The Securities Commission granted an exemption to the Filer, on behalf of the Existing ETFs and any future exchange-traded mutual funds managed by the Filer or its affiliate, from subsection 9.4(2) of National Instrument 81-102 Investment Funds (NI 81-102). This exemption allows the ETFs to accept digital assets, specifically bitcoin or ether, as in-kind subscriptions for fund creation units.
The key reasons for this decision include:
1. The ETFs’ investment objective is to provide exposure to digital assets, and they hold most of their assets in bitcoin and/or ether.
2. Subsection 9.4(2) of NI 81-102 typically restricts mutual funds from accepting anything other than cash or securities as subscription proceeds. Digital assets do not fall under these categories.
3. Allowing in-kind subscriptions using digital assets will likely result in the trading price of the ETFs’ listed securities being more closely aligned with the ETFs’ net asset value per listed security.

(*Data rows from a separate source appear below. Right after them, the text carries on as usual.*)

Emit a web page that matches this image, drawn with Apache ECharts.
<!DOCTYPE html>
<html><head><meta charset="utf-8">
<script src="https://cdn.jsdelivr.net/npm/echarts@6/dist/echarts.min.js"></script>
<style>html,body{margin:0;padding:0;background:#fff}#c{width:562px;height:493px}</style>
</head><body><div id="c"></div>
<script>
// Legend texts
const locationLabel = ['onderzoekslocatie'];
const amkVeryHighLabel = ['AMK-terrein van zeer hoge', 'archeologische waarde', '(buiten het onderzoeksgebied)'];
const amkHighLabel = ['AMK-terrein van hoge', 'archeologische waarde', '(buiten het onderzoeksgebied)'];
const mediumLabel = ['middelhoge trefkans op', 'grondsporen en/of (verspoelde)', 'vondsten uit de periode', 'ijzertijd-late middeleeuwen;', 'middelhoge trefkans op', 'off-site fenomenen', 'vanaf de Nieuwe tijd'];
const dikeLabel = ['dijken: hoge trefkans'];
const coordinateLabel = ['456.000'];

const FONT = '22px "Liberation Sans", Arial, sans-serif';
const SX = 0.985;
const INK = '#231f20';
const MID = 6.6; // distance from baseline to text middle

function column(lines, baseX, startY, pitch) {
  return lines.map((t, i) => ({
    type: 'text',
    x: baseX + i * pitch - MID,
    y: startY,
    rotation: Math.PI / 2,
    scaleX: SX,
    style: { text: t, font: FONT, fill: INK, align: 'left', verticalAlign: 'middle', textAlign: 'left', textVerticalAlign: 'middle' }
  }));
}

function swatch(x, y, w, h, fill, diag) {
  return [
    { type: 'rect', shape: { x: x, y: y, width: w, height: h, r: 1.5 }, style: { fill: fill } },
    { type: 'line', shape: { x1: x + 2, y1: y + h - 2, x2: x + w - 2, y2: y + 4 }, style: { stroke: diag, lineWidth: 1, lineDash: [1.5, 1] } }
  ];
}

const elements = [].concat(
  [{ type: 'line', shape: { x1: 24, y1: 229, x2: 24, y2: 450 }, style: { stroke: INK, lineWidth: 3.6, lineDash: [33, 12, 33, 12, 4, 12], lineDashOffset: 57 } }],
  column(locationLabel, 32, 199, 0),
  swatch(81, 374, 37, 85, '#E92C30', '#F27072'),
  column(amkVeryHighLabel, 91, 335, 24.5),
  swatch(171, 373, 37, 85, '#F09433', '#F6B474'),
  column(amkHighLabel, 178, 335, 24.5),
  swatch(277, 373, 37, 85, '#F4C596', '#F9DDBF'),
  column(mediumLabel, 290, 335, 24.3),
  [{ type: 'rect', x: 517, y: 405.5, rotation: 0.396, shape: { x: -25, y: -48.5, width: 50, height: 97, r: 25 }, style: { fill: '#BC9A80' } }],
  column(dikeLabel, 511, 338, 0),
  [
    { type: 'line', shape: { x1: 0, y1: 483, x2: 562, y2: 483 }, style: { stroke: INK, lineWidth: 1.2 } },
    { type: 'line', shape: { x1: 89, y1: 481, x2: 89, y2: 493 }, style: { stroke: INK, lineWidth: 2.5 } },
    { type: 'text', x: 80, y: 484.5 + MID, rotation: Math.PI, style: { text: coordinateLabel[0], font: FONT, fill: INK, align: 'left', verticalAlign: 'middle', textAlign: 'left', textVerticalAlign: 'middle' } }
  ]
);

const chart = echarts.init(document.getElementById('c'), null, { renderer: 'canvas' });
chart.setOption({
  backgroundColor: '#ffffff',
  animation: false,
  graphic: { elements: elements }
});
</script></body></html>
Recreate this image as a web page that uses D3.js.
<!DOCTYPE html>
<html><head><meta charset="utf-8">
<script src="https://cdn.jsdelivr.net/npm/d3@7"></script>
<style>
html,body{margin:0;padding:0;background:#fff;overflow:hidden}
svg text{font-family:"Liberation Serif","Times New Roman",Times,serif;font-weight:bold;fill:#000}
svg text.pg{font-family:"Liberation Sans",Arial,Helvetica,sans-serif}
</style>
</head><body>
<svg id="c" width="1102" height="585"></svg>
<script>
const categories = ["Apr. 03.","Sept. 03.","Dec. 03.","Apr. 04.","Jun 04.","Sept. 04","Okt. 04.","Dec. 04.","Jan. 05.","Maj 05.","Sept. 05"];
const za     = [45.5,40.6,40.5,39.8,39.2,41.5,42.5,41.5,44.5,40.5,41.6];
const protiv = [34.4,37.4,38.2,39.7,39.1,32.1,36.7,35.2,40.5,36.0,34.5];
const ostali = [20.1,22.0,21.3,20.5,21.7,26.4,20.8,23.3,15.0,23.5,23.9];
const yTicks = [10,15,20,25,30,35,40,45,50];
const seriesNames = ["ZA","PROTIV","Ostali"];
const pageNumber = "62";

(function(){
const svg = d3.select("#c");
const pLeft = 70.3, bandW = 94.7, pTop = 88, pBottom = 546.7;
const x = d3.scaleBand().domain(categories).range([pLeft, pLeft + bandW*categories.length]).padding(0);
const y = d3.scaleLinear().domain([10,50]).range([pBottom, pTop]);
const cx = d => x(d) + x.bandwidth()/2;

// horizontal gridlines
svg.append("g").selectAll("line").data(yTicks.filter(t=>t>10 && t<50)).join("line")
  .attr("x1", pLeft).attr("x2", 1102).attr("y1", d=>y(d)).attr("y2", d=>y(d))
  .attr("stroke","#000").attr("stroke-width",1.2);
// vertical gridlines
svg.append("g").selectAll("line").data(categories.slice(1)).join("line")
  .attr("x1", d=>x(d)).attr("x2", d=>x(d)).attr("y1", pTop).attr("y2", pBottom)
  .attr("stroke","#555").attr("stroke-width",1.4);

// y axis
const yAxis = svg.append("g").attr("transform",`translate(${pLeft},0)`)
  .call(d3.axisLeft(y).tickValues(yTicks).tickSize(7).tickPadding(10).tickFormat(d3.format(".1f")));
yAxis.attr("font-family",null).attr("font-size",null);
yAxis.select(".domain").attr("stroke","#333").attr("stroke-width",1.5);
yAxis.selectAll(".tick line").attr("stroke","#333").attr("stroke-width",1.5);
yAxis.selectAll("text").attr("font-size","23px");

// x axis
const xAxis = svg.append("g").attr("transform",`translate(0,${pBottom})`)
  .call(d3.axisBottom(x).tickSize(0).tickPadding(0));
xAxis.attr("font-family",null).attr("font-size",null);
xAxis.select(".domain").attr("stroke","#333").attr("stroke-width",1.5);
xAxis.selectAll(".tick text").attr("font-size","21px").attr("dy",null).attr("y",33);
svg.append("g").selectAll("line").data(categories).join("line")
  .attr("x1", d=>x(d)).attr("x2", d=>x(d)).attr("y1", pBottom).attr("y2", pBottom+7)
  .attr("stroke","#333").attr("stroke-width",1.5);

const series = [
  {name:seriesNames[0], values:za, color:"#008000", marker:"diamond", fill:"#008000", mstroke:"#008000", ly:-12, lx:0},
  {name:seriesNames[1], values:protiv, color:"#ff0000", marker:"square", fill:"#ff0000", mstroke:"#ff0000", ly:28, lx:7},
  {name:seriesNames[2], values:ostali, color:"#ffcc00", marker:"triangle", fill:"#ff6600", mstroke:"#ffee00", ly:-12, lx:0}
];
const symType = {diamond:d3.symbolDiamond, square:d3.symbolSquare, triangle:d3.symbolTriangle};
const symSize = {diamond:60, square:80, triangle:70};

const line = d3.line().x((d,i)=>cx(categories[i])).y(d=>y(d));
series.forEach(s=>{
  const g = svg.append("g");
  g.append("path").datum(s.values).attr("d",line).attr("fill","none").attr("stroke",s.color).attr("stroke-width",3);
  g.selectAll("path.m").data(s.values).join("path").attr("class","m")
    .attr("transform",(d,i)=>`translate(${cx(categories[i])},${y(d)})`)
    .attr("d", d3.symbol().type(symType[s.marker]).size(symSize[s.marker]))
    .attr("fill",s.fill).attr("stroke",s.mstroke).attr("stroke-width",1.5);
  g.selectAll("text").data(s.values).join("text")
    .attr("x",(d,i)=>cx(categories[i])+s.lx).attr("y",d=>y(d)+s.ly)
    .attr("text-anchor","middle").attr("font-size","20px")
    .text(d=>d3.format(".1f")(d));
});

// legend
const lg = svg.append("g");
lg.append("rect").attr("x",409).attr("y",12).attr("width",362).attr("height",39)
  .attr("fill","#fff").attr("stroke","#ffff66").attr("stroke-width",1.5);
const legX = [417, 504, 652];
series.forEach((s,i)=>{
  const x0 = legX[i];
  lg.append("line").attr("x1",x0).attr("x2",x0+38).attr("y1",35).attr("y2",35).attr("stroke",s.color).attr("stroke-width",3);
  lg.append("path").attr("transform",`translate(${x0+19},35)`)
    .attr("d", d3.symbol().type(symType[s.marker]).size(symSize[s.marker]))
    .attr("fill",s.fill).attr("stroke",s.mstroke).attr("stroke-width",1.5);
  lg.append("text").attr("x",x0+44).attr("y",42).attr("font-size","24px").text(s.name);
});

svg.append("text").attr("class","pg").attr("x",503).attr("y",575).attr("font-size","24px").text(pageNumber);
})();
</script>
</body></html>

4. The digital assets used for in-kind subscriptions will be valued according to the ETFs’ disclosed valuation principles in their latest prospectus.
The exemption is subject to conditions, including that the digital assets must be acquired from a regulated source and delivered directly to the ETF’s digital wallet at its custodian or sub-custodian.
The decision is based on the test set out in the Legislation, which the principal regulator found to be satisfied. The Ontario Securities Commission is the principal regulator for this application, and the Filer has indicated reliance on section 4.7(1) of Multilateral Instrument 11-102 Passport System in various Canadian jurisdictions.